Identity resolution for multi-channel AI agents is an intersection of three historically separate disciplines: Customer Data Platform identity graphs, enterprise IAM federation, and conversational AI design. The key principles:

Never conflate sender_id with user identity. The pipeline from platform identifier to internal user to trust level must be explicit and auditable.
Deterministic before probabilistic. Use exact linking wherever possible. Use probabilistic methods only for enrichment, never for security-sensitive trust escalation.
Resolution method affects trust. A probabilistic match warrants a lower effective trust level than a deterministic one, regardless of the base trust assigned to the canonical user.

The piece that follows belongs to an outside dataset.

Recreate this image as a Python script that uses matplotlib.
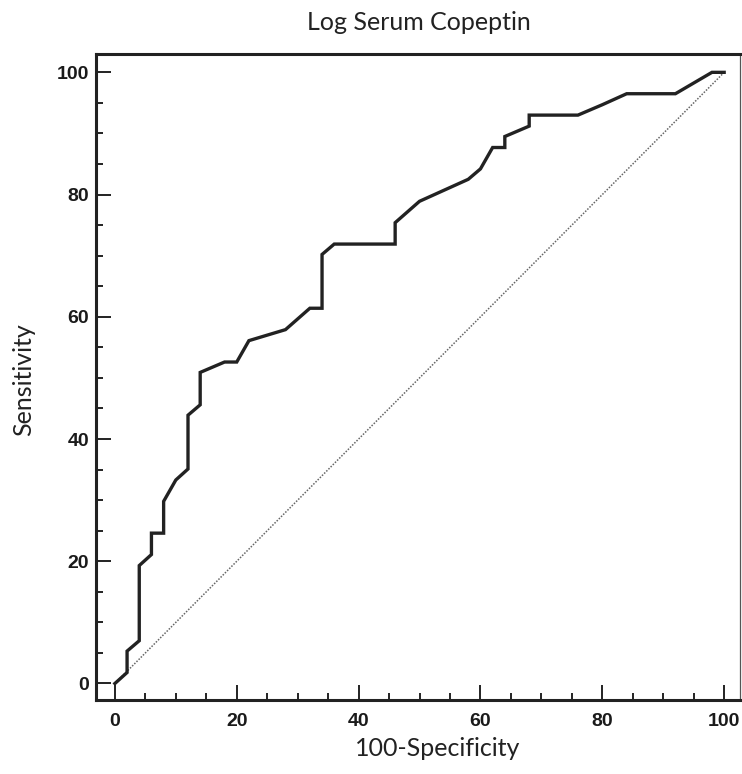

The identity graph is a security boundary. Merge rules, split operations, and TTLs must be treated with the same rigor as access control policies.
GDPR and similar regulations apply from day one. Cross-platform linking is personal data processing. Build consent, erasure, and purpose limitation in from the start, not as retrofits.
Deprovisioning must be immediate. Use SCIM or equivalent lifecycle signals to ensure that revoked access propagates across all channels in real time.

As AI agents become primary interfaces across enterprise and consumer contexts, the identity layer will determine whether they are trustworthy — or a vector for privilege escalation and privacy violation.